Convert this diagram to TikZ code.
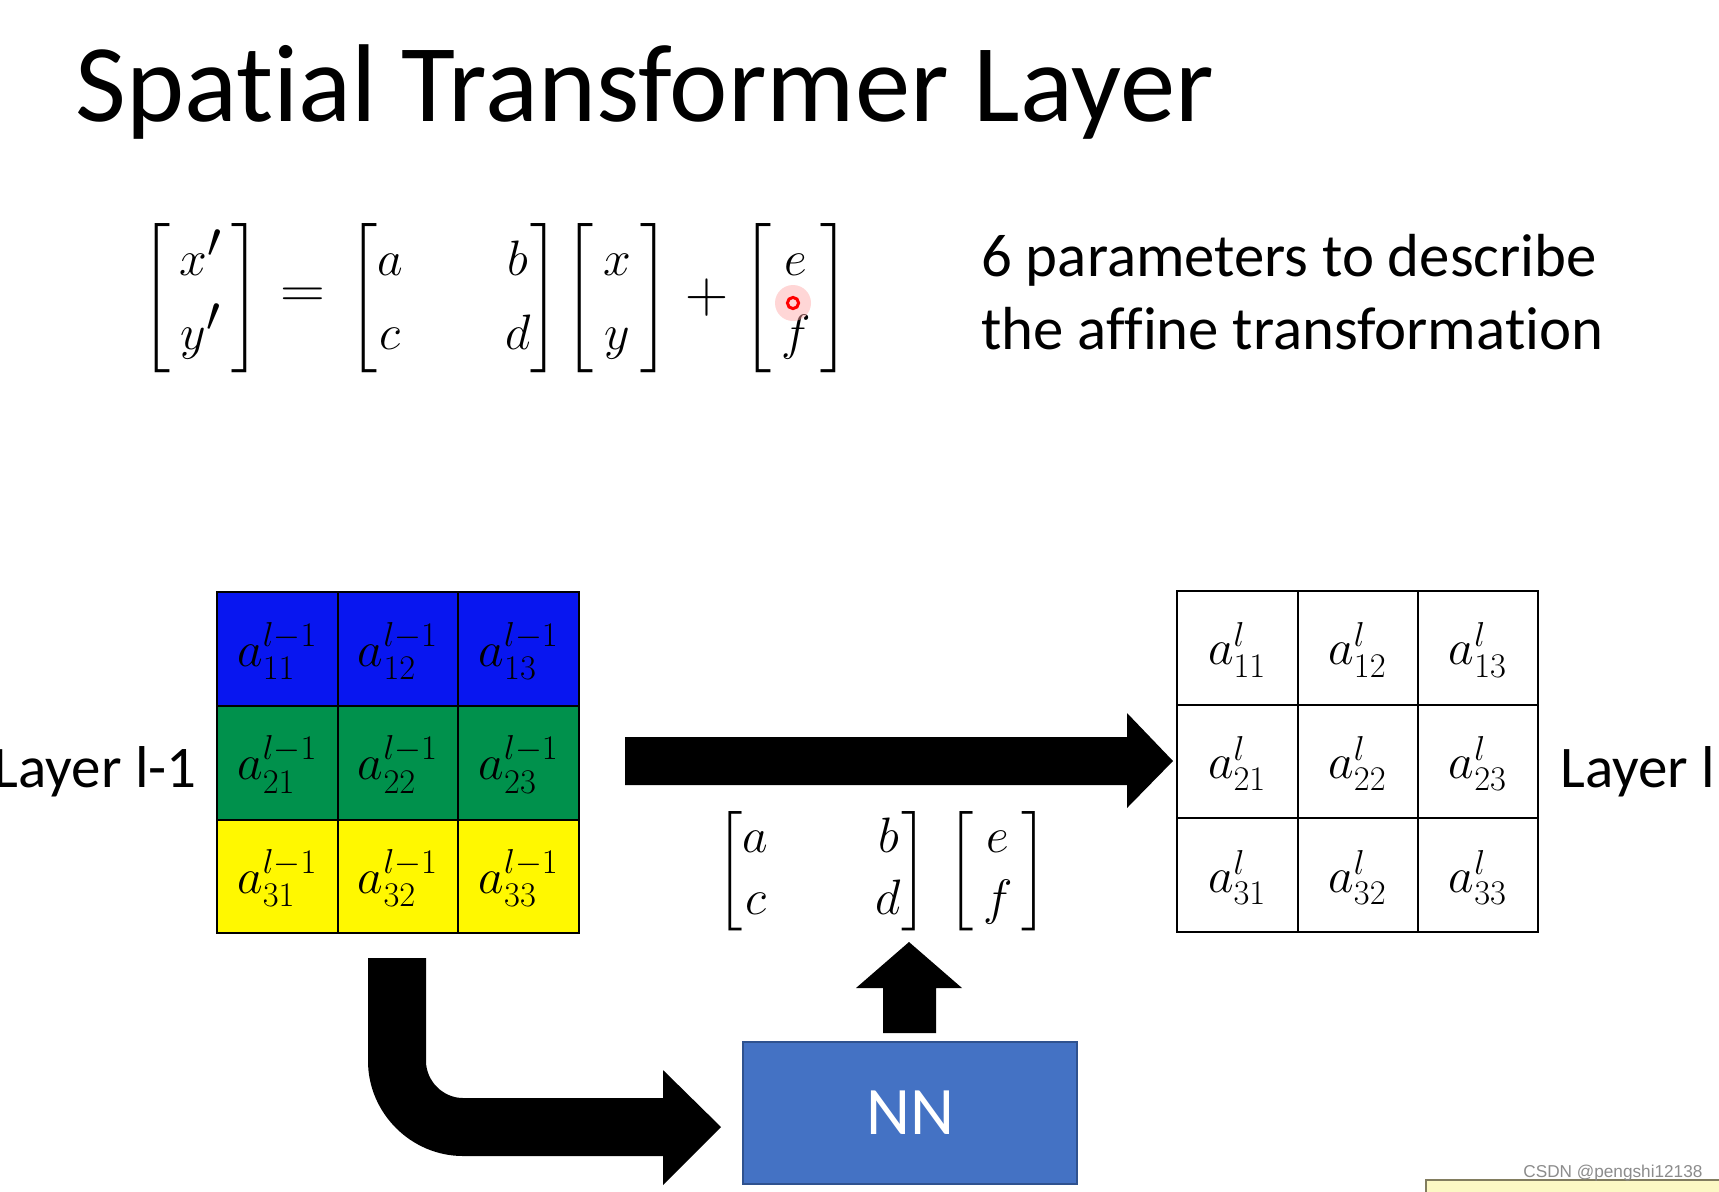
\documentclass[tikz,border=0pt]{standalone}
\usepackage{amsmath}
\usepackage{fontspec}
\setmainfont{Carlito}[Ligatures={NoCommon,NoContextual},Contextuals=NoAlternate]
\newfontfamily\wmfont{Liberation Sans}
\definecolor{blueC}{RGB}{8,22,240}
\definecolor{greenC}{RGB}{0,145,76}
\definecolor{yellowC}{RGB}{255,248,0}
\definecolor{nnblue}{RGB}{68,114,196}
\definecolor{nnborder}{RGB}{47,82,143}
\definecolor{noteY}{RGB}{252,248,196}
\definecolor{noteB}{RGB}{130,125,95}
\newcommand{\pd}{\hspace{0.12em}}
\begin{document}
\begin{tikzpicture}[x=0.5pt,y=-0.5pt,
  celltext/.style={inner sep=0pt, font=\fontsize{25}{30}\selectfont},
  eqtext/.style={inner sep=0pt, font=\fontsize{39}{46}\selectfont},
  partext/.style={inner sep=0pt, font=\fontsize{38}{44}\selectfont},
  lbl/.style={inner sep=0pt, font=\fontsize{29.5}{34}\selectfont},
  gridline/.style={draw=black, line width=1.2pt},
  blockarrow/.style={fill=black}]
\useasboundingbox (0,0) rectangle (1719,1191);
\fill[white] (0,0) rectangle (1719,1191);

% title
\node[anchor=base west, inner sep=0pt, font=\fontsize{55.3}{60}\selectfont] (title) at (75,121) {Spatial Transformer Layer};

% top equation
\renewcommand{\arraystretch}{0.8}
\node[eqtext] (m1) at (201,298) {$\begin{bmatrix}\pd x'\pd\\ \pd y'\pd\end{bmatrix}$};
\node[eqtext] (eqs) at (303,298) {\scalebox{1.25}[1.1]{$=$}};
\node[eqtext] (m2) at (454,298) {$\begin{bmatrix}a&\hspace{1.05em}b\\c&\hspace{1.05em}d\end{bmatrix}$};
\node[eqtext] (m3) at (617,298) {$\begin{bmatrix}\pd x\pd\\ \pd y\pd\end{bmatrix}$};
\node[eqtext] (plus) at (707,298) {\scalebox{1.2}{$+$}};
\node[eqtext] (m4) at (796,298) {$\begin{bmatrix}\pd e\pd\\ \pd f\pd\end{bmatrix}$};

% pointer dot
\fill[red!35, opacity=0.45] (793,303) circle (9pt);
\draw[red, line width=1.5pt] (793,303) circle (2.8pt);

% description
\node[anchor=base west, inner sep=0pt, font=\fontsize{30.4}{36}\selectfont] (desc1) at (981,276) {6 parameters to describe};
\node[anchor=base west, inner sep=0pt, font=\fontsize{30.4}{36}\selectfont] (desc2) at (981,349) {the affine transformation};

% left grid
\fill[blueC] (217,592) rectangle (579,706);
\fill[greenC] (217,706) rectangle (579,820);
\fill[yellowC] (217,820) rectangle (579,933);
\draw[gridline] (217,592) rectangle (579,933);
\draw[gridline] (338,592) -- (338,933) (458,592) -- (458,933) (217,706) -- (579,706) (217,820) -- (579,820);
\foreach \r in {1,2,3}
  \foreach \c in {1,2,3}
    \node[celltext] (L\r\c) at ({217+120.67*(\c-0.5)},{592+113.67*(\r-0.5)+2}) {$a_{\r\c}^{l-1}$};

% right grid
\draw[gridline] (1177,591) rectangle (1538,932);
\draw[gridline] (1298,591) -- (1298,932) (1418,591) -- (1418,932) (1177,705) -- (1538,705) (1177,818) -- (1538,818);
\foreach \r in {1,2,3}
  \foreach \c in {1,2,3}
    \node[celltext] (R\r\c) at ({1177+120.33*(\c-0.5)},{591+113.67*(\r-0.5)+2}) {$a_{\r\c}^{l}$};

% labels
\node[lbl, anchor=base east] (lin) at (197,787) {Layer l-1};
\node[lbl, anchor=base west] (lout) at (1560,787) {Layer l};

% big horizontal arrow
\fill[blockarrow] (625,737) -- (1127,737) -- (1127,713) -- (1173,761) -- (1127,808) -- (1127,785) -- (625,785) -- cycle;

% parameters
\renewcommand{\arraystretch}{0.7}
\node[partext] (p1) at (822,871) {$\begin{bmatrix}a&\hspace{1.15em}b\\c&\hspace{1.15em}d\end{bmatrix}$};
\node[partext] (p2) at (998,871) {$\begin{bmatrix}\pd e\pd\\ \pd f\pd\end{bmatrix}$};

% NN box
\node[draw=nnborder, line width=0.8pt, fill=nnblue, minimum width=167pt, minimum height=71pt, inner sep=0pt, text=white, font=\fontsize{34}{40}\selectfont] (nn) at (910,1113) {NN};

% up arrow
\fill[blockarrow] (883,1033) -- (883,988) -- (856,988) -- (909,942) -- (962,988) -- (936,988) -- (936,1033) -- cycle;

% bent arrow
\fill[blockarrow] (368,958) -- (368,1061) .. controls (368,1113) and (411,1156) .. (463,1156) -- (663,1156) -- (663,1185) -- (721,1127) -- (663,1070) -- (663,1098) -- (463,1098) .. controls (443,1098) and (426,1081) .. (426,1061) -- (426,958) -- cycle;

% note box and watermark
\draw[noteB, fill=noteY, line width=1pt] (1426,1180) rectangle (1730,1200);
\node[anchor=base west, inner sep=0pt, text=black!45, font=\wmfont\fontsize{8.6}{10}\selectfont] (wm) at (1523,1177) {CSDN @pengshi12138};
\end{tikzpicture}
\end{document}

* [Requirement]: Reproduce the whole listing word for word, setting aside any pictures.

* [Task result]:
Convert this diagram to TikZ code.
\documentclass[tikz,border=0pt]{standalone}
\usepackage{amsmath}
\usepackage{fontspec}
\setmainfont{Carlito}[Ligatures={NoCommon,NoContextual},Contextuals=NoAlternate]
\newfontfamily\wmfont{Liberation Sans}
\definecolor{blueC}{RGB}{8,22,240}
\definecolor{greenC}{RGB}{0,145,76}
\definecolor{yellowC}{RGB}{255,248,0}
\definecolor{nnblue}{RGB}{68,114,196}
\definecolor{nnborder}{RGB}{47,82,143}
\definecolor{noteY}{RGB}{252,248,196}
\definecolor{noteB}{RGB}{130,125,95}
\newcommand{\pd}{\hspace{0.12em}}
\begin{document}
\begin{tikzpicture}[x=0.5pt,y=-0.5pt,
  celltext/.style={inner sep=0pt, font=\fontsize{25}{30}\selectfont},
  eqtext/.style={inner sep=0pt, font=\fontsize{39}{46}\selectfont},
  partext/.style={inner sep=0pt, font=\fontsize{38}{44}\selectfont},
  lbl/.style={inner sep=0pt, font=\fontsize{29.5}{34}\selectfont},
  gridline/.style={draw=black, line width=1.2pt},
  blockarrow/.style={fill=black}]
\useasboundingbox (0,0) rectangle (1719,1191);
\fill[white] (0,0) rectangle (1719,1191);

% title
\node[anchor=base west, inner sep=0pt, font=\fontsize{55.3}{60}\selectfont] (title) at (75,121) {Spatial Transformer Layer};

% top equation
\renewcommand{\arraystretch}{0.8}
\node[eqtext] (m1) at (201,298) {$\begin{bmatrix}\pd x'\pd\\ \pd y'\pd\end{bmatrix}$};
\node[eqtext] (eqs) at (303,298) {\scalebox{1.25}[1.1]{$=$}};
\node[eqtext] (m2) at (454,298) {$\begin{bmatrix}a&\hspace{1.05em}b\\c&\hspace{1.05em}d\end{bmatrix}$};
\node[eqtext] (m3) at (617,298) {$\begin{bmatrix}\pd x\pd\\ \pd y\pd\end{bmatrix}$};
\node[eqtext] (plus) at (707,298) {\scalebox{1.2}{$+$}};
\node[eqtext] (m4) at (796,298) {$\begin{bmatrix}\pd e\pd\\ \pd f\pd\end{bmatrix}$};

% pointer dot
\fill[red!35, opacity=0.45] (793,303) circle (9pt);
\draw[red, line width=1.5pt] (793,303) circle (2.8pt);

% description
\node[anchor=base west, inner sep=0pt, font=\fontsize{30.4}{36}\selectfont] (desc1) at (981,276) {6 parameters to describe};
\node[anchor=base west, inner sep=0pt, font=\fontsize{30.4}{36}\selectfont] (desc2) at (981,349) {the affine transformation};

% left grid
\fill[blueC] (217,592) rectangle (579,706);
\fill[greenC] (217,706) rectangle (579,820);
\fill[yellowC] (217,820) rectangle (579,933);
\draw[gridline] (217,592) rectangle (579,933);
\draw[gridline] (338,592) -- (338,933) (458,592) -- (458,933) (217,706) -- (579,706) (217,820) -- (579,820);
\foreach \r in {1,2,3}
  \foreach \c in {1,2,3}
    \node[celltext] (L\r\c) at ({217+120.67*(\c-0.5)},{592+113.67*(\r-0.5)+2}) {$a_{\r\c}^{l-1}$};

% right grid
\draw[gridline] (1177,591) rectangle (1538,932);
\draw[gridline] (1298,591) -- (1298,932) (1418,591) -- (1418,932) (1177,705) -- (1538,705) (1177,818) -- (1538,818);
\foreach \r in {1,2,3}
  \foreach \c in {1,2,3}
    \node[celltext] (R\r\c) at ({1177+120.33*(\c-0.5)},{591+113.67*(\r-0.5)+2}) {$a_{\r\c}^{l}$};

% labels
\node[lbl, anchor=base east] (lin) at (197,787) {Layer l-1};
\node[lbl, anchor=base west] (lout) at (1560,787) {Layer l};

% big horizontal arrow
\fill[blockarrow] (625,737) -- (1127,737) -- (1127,713) -- (1173,761) -- (1127,808) -- (1127,785) -- (625,785) -- cycle;

% parameters
\renewcommand{\arraystretch}{0.7}
\node[partext] (p1) at (822,871) {$\begin{bmatrix}a&\hspace{1.15em}b\\c&\hspace{1.15em}d\end{bmatrix}$};
\node[partext] (p2) at (998,871) {$\begin{bmatrix}\pd e\pd\\ \pd f\pd\end{bmatrix}$};

% NN box
\node[draw=nnborder, line width=0.8pt, fill=nnblue, minimum width=167pt, minimum height=71pt, inner sep=0pt, text=white, font=\fontsize{34}{40}\selectfont] (nn) at (910,1113) {NN};

% up arrow
\fill[blockarrow] (883,1033) -- (883,988) -- (856,988) -- (909,942) -- (962,988) -- (936,988) -- (936,1033) -- cycle;

% bent arrow
\fill[blockarrow] (368,958) -- (368,1061) .. controls (368,1113) and (411,1156) .. (463,1156) -- (663,1156) -- (663,1185) -- (721,1127) -- (663,1070) -- (663,1098) -- (463,1098) .. controls (443,1098) and (426,1081) .. (426,1061) -- (426,958) -- cycle;

% note box and watermark
\draw[noteB, fill=noteY, line width=1pt] (1426,1180) rectangle (1730,1200);
\node[anchor=base west, inner sep=0pt, text=black!45, font=\wmfont\fontsize{8.6}{10}\selectfont] (wm) at (1523,1177) {CSDN @pengshi12138};
\end{tikzpicture}
\end{document}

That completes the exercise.